Frente a mi casa sembré en el camellón, hace siete años, un par de hermosas ceibas. Eran pequeñas. Actualmente rebasan los 3 metros de altura. Regalan flores que combinan el rosa con blanco y cada año sueltan cientos de semillas envueltas en fibras algodonosas. De sus verdes troncos sobresalen docenas de espinas, que parecen un raro adorno. Son árboles considerados sagrados por diversas culturas. Son una bendición.

El domingo se acercaron a los árboles tres niños que salieron de una casa cercana. Empezaron a patearlos, luego a arrancarles las espinas, entre risas. Les pedí de lejos que no lastimaran las dos especies. Fingieron hacer caso. Otra persona les reiteró que dejaran de destrozarlos. Se burlaron y continuaron. Finalmente se retiraron a la finca en que se organizaba una fiesta, para luego regresar. Me dirigí al camellón a exigirles que no dañaran las ceibas. Ironizaron, pero dejaron de hacerlo. Salió la mamá de uno de ellos a decirles que volvieran. La desdeñaron. Niños agresivos, retadores, destructores. Tienen unos 6 años.

He visto muchas ocasiones a niños, niñas y adolescentes cuyos padres no ejercen ni ejercieron su autoridad sobre ellos. Nunca les pusieron límites. Los dejaron hacer y deshacer. No los educaron. No los acompañaron amorosamente en su desarrollo personal. En unos casos se concretaron a proporcionarles alimentación, casa y sustento; en otros, ni eso. Los dejaron a su suerte. Algunos que conocí en su infancia ahora que son adolescentes sospecho que están involucrados en un grupo delictivo. Nadie les marcó un alto y, sin que sea el único factor que influyó, pero sí importante, actualmente cometen ilícitos de distinto tipo. Tuvieron padres y madres alcahuetes. Abandonadores.

Afortunadamente no sucede así con todos. Muchos otros recibieron formación, cariño, atenciones, educación. Pienso en eso luego de que ayer regresaron a clases más de 25 millones de alumnos de educación básica en el país. A esa enorme población de niños y adolescentes la atienden 1.2 millones de profesores en casi 225 mil escuelas. Son alumnos de preescolar, primaria y secundaria que pasan de tres a seis horas diarias, de lunes a viernes, en las aulas. Acompañarlos en sus aprendizajes exige de los docentes un excelente perfil que combina desde conocimientos pedagógicos, didácticos, pericia en la materia, sólida formación humanista, pasión por la docencia, grandes dosis de paciencia y aprecio por los chamacos.

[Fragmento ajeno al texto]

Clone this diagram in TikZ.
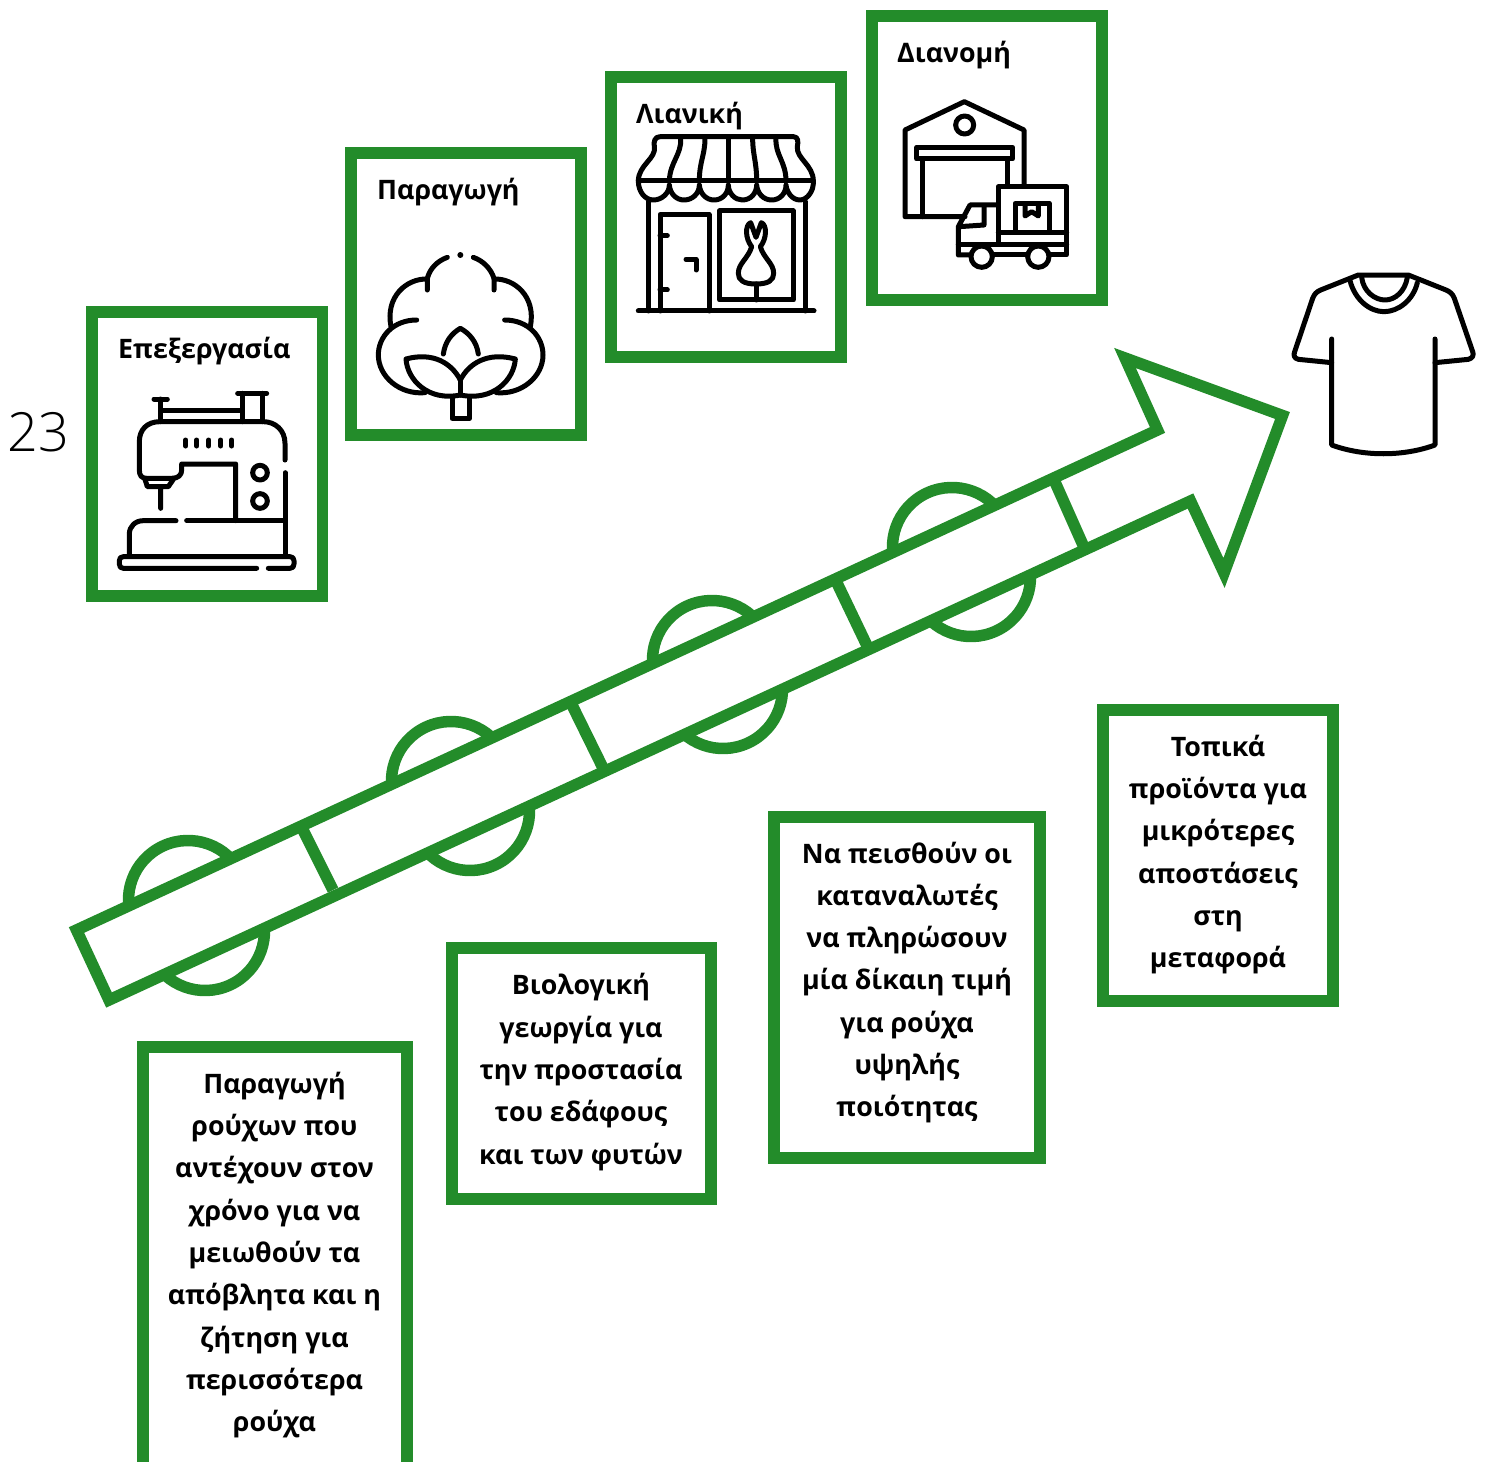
\documentclass[tikz,border=0pt]{standalone}
\usepackage{fontspec}
\setmainfont{Open Sans}
\newfontfamily\lightnum{Open Sans Light}
\definecolor{grn}{HTML}{238C2A}
\tikzset{
  frame/.style={draw=grn,line width=11.5pt,miter limit=10},
  hoop/.style={draw=grn,line width=11.5pt},
  icon/.style={draw=black,line width=5pt,line cap=round,line join=round},
  title/.style={font=\fontsize{26.8}{34}\selectfont\bfseries,anchor=base west,inner sep=0pt},
  body/.style={font=\fontsize{26.8}{42.3}\selectfont\bfseries,align=center,inner sep=0pt,anchor=center},
}
\begin{document}
\begin{tikzpicture}[x=1pt,y=-1pt]
\useasboundingbox (0,0) rectangle (1485,1461);
% upper boxes
\draw[frame] (92,312) rectangle (322.5,596);
\draw[frame] (351,153) rectangle (581,435);
\draw[frame] (611,77) rectangle (841,357);
\draw[frame] (872,16) rectangle (1102,300);
\node[title] (t1) at (118,358) {Επεξεργασία};
\node[title] (t2) at (377,199) {Παραγωγή};
\node[title] (t3) at (636,123.5) {Λιανική};
\node[title] (t4) at (897,63) {Διανομή};
\node[inner sep=0pt,font={\lightnum\fontsize{54}{60}\selectfont},text=black] (num) at (38,432) {23};
% lower boxes
\draw[frame] (143,1470) -- (143,1047) -- (407,1047) -- (407,1470);
\draw[frame] (452,948) rectangle (711,1199);
\draw[frame] (774,817) rectangle (1040,1158);
\draw[frame] (1103,710) rectangle (1333,1001);
\node[body] (b1) at (274.5,1255) {Παραγωγή\\ρούχων που\\αντέχουν στον\\χρόνο για να\\μειωθούν τα\\απόβλητα και η\\ζήτηση για\\περισσότερα\\ρούχα};
\node[body] (b2) at (581,1072) {Βιολογική\\γεωργία για\\την προστασία\\του εδάφους\\και των φυτών};
\node[body] (b3) at (907,982.5) {Να πεισθούν οι\\καταναλωτές\\να πληρώσουν\\μία δίκαιη τιμή\\για ρούχα\\υψηλής\\ποιότητας};
\node[body] (b4) at (1218,854.5) {Τοπικά\\προϊόντα για\\μικρότερες\\αποστάσεις\\στη\\μεταφορά};
% hoops behind the arrow: upper arcs and lower arcs
\foreach \cx/\cy in {188/900,451/781,712/660,952/547}
  \draw[hoop] (\cx,\cy) ++(155:59.5) arc[start angle=155,end angle=335,radius=59.5];
\foreach \cx/\cy in {205/931,470/811,723/689,971/577}
  \draw[hoop] (\cx,\cy) ++(-25:59.5) arc[start angle=-25,end angle=155,radius=59.5];
% arrow
\draw[frame,fill=white] (76.5,930) -- (1157.5,430) -- (1125,358) -- (1282.5,415.5) -- (1224,573) -- (1190.5,501) -- (109,1000) -- cycle;
\draw[hoop] (303,830) -- (333,890);
\draw[hoop] (572,705) -- (603,768);
\draw[hoop] (837,583) -- (871,654);
\draw[hoop] (1055,482) -- (1083,545);
% sewing machine
\begin{scope}[shift={(90,310)},scale=1/3]
\draw[icon] (192,267)--(232,267) (212,267)--(212,335) (212,300)--(450,300);
\draw[icon] (443,250)--(530,250) (458,250)--(458,335) (518,250)--(518,335);
\draw[icon] (585,450)--(585,400) .. controls (585,360) and (555,335) .. (520,335) -- (210,335) .. controls (170,335) and (148,360) .. (148,395) -- (148,480) .. controls (148,497) and (155,505) .. (170,505) -- (245,505) .. controls (265,505) and (275,495) .. (275,480) -- (275,462) -- (437,462) -- (437,632);
\draw[icon] (165,508) -- (172,530) -- (235,530) -- (250,508) (212,530) -- (212,595);
\foreach \x in {287,320,356,392,425} \draw[icon] (\x,390)--(\x,408);
\draw[icon] (510,488) circle (22) (510,573) circle (22);
\draw[icon] (585,488)--(585,738) (290,632)--(585,632);
\draw[icon] (258,632)--(160,632) .. controls (135,632) and (118,650) .. (118,672) -- (118,738);
\draw[icon] (535,775)--(600,775) .. controls (608,775) and (612,770) .. (612,762) -- (612,752) .. controls (612,745) and (608,740) .. (600,740) -- (100,740) .. controls (92,740) and (88,745) .. (88,752) -- (88,762) .. controls (88,770) and (92,775) .. (100,775) -- (500,775);
\end{scope}
% cotton
\begin{scope}[shift={(350,150)},scale=1/3]
\fill (331,315) circle (9);
\draw[icon] (292,322) .. controls (262,333) and (240,355) .. (232,385) -- (232,420);
\draw[icon] (370,322) .. controls (400,333) and (422,355) .. (432,385) -- (432,420);
\draw[icon] (232,387) .. controls (170,385) and (105,440) .. (123,530);
\draw[icon] (432,387) .. controls (494,385) and (559,440) .. (541,530);
\draw[icon] (200,510) .. controls (130,510) and (85,560) .. (85,615) .. controls (85,680) and (150,735) .. (225,728);
\draw[icon] (464,510) .. controls (534,510) and (579,560) .. (579,615) .. controls (579,680) and (514,735) .. (439,728);
\draw[icon] (280,612) .. controls (285,575) and (305,550) .. (331,535) .. controls (358,550) and (380,575) .. (385,612);
\draw[icon] (331,690) .. controls (305,640) and (250,605) .. (168,627) .. controls (172,690) and (235,755) .. (331,735);
\draw[icon] (331,690) .. controls (357,640) and (412,605) .. (496,627) .. controls (492,690) and (429,755) .. (331,735);
\draw[icon] (331,690)--(331,735);
\draw[icon] (306,742)--(306,805)--(358,805)--(358,742);
\end{scope}
% shop
\begin{scope}[shift={(610,75)},scale=1/3]
\draw[icon] (150,185)--(550,185) .. controls (565,185) and (565,200) .. (562,215) .. controls (558,250) and (610,270) .. (610,318) .. controls (612,350) and (590,375) .. (570,375) .. controls (545,375) and (530,350) .. (528,330) .. controls (528,355) and (510,375) .. (485,375) .. controls (460,375) and (442,355) .. (440,330) .. controls (440,355) and (422,375) .. (397,375) .. controls (375,375) and (355,355) .. (355,330) .. controls (355,355) and (337,375) .. (312,375) .. controls (288,375) and (270,355) .. (268,330) .. controls (268,355) and (248,375) .. (222,375) .. controls (198,375) and (180,355) .. (178,330) .. controls (178,355) and (155,375) .. (130,375) .. controls (105,375) and (85,350) .. (85,318) .. controls (85,270) and (140,250) .. (133,215) .. controls (130,200) and (135,185) .. (150,185);
\draw[icon] (85,318)--(610,318);
\draw[icon] (212,190) .. controls (215,240) and (180,260) .. (178,318);
\draw[icon] (285,190) .. controls (285,240) and (268,260) .. (268,318);
\draw[icon] (355,190)--(355,318);
\draw[icon] (428,190) .. controls (428,240) and (440,260) .. (440,318);
\draw[icon] (498,190) .. controls (495,240) and (528,260) .. (528,318);
\draw[icon] (115,380)--(115,708) (585,380)--(585,708) (85,708)--(612,708);
\draw[icon] (150,708)--(150,418)--(297,418)--(297,708);
\draw[icon] (150,482)--(172,482) (150,645)--(172,645);
\draw[icon] (228,553)--(258,553)--(258,585);
\draw[icon] (328,408) rectangle (550,675);
\draw[icon] (438,675)--(438,627);
\draw[icon] (438,487)--(422,443) .. controls (405,450) and (405,490) .. (425,515) .. controls (415,550) and (385,565) .. (385,595) .. controls (385,615) and (400,627) .. (438,627) .. controls (476,627) and (491,615) .. (491,595) .. controls (491,565) and (461,550) .. (451,515) .. controls (471,490) and (471,450) .. (454,443) -- cycle;
\end{scope}
% warehouse and truck
\begin{scope}[shift={(870,10)},scale=1/3]
\draw[icon] (285,620)--(105,620)--(105,360)--(283,275)--(462,360)--(462,525);
\draw[icon] (284,345) circle (27);
\draw[icon] (140,412) rectangle (428,447);
\draw[icon] (158,447)--(158,620) (412,447)--(412,525);
\draw[icon] (385,700)--(385,530)--(590,530)--(590,735)--(540,735);
\draw[icon] (435,662)--(435,580)--(538,580)--(538,662);
\draw[icon] (465,585)--(465,618)--(485,605)--(505,618)--(505,585);
\draw[icon] (385,668)--(590,668) (265,703)--(590,703);
\draw[icon] (385,585)--(300,585)--(265,650)--(265,735)--(300,735);
\draw[icon] (342,588)--(342,645)--(268,650);
\draw[icon] (335,740) circle (32) (505,740) circle (32);
\draw[icon] (368,735)--(472,735);
\end{scope}
% t-shirt
\begin{scope}[shift={(1280,260)},scale=1/3]
\draw[icon] (155,308)--(55,298) .. controls (42,295) and (40,285) .. (44,275) -- (98,115) .. controls (103,102) and (110,95) .. (122,90) -- (235,45) -- (385,45) -- (498,90) .. controls (510,95) and (518,102) .. (523,115) -- (578,275) .. controls (582,285) and (578,295) .. (565,298) -- (465,308);
\draw[icon] (155,237)--(155,555) .. controls (250,590) and (370,590) .. (465,555) -- (465,237);
\draw[icon] (210,62) .. controls (225,120) and (270,155) .. (312,155) .. controls (355,155) and (400,120) .. (412,68);
\draw[icon] (245,52) .. controls (250,95) and (285,120) .. (315,120) .. controls (345,120) and (375,95) .. (382,52);
\end{scope}
\end{tikzpicture}
\end{document}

En los tiempos actuales los profesores de educación básica enfrentan más desafíos. Reciben estudiantes agresivos que lastiman a otros alumnos o maestros, que destruyen los baños, se roban objetos, atacan a las niñas, insultan, roban dentro y fuera del plantel.

Son los hijos de la violencia. La que observan en sus padres o en su entorno, la que consumen a través de medios de comunicación. Hijos de un México en que la violencia está en las calles, en los hogares, en las escuelas, en las oficinas, en los parques. Son víctimas de la violencia. No lo saben. La violencia está normalizada en su contexto, en su mundo cotidiano.

Un profesor me contó cómo en su escuela secundaria de Zapopan interviene en casos de adolescentes que cargan navajas, que arman tremendos pleitos afuera del plantel, que abandonan los estudios, que tienen graves rezagos educativos, que delinquen, olvidados por sus padres y por la sociedad. Otros maestros cuentan cómo les exigen a ellos, tanto mamás como papás, lo que no hacen éstos en sus casas: formarlos como buenas personas. Hay un abandono en el país de los niños, niñas y adolescentes; en sus hogares y en las dependencias públicas. Sus padres los consideran una carga, un estorbo, un problema. Y se los endilgan a los profesores, de por sí atiborrados de trabajo. Hay un vacío en la atención a la mayoría de estos alumnos. Son los hijos del desdén familiar e institucional.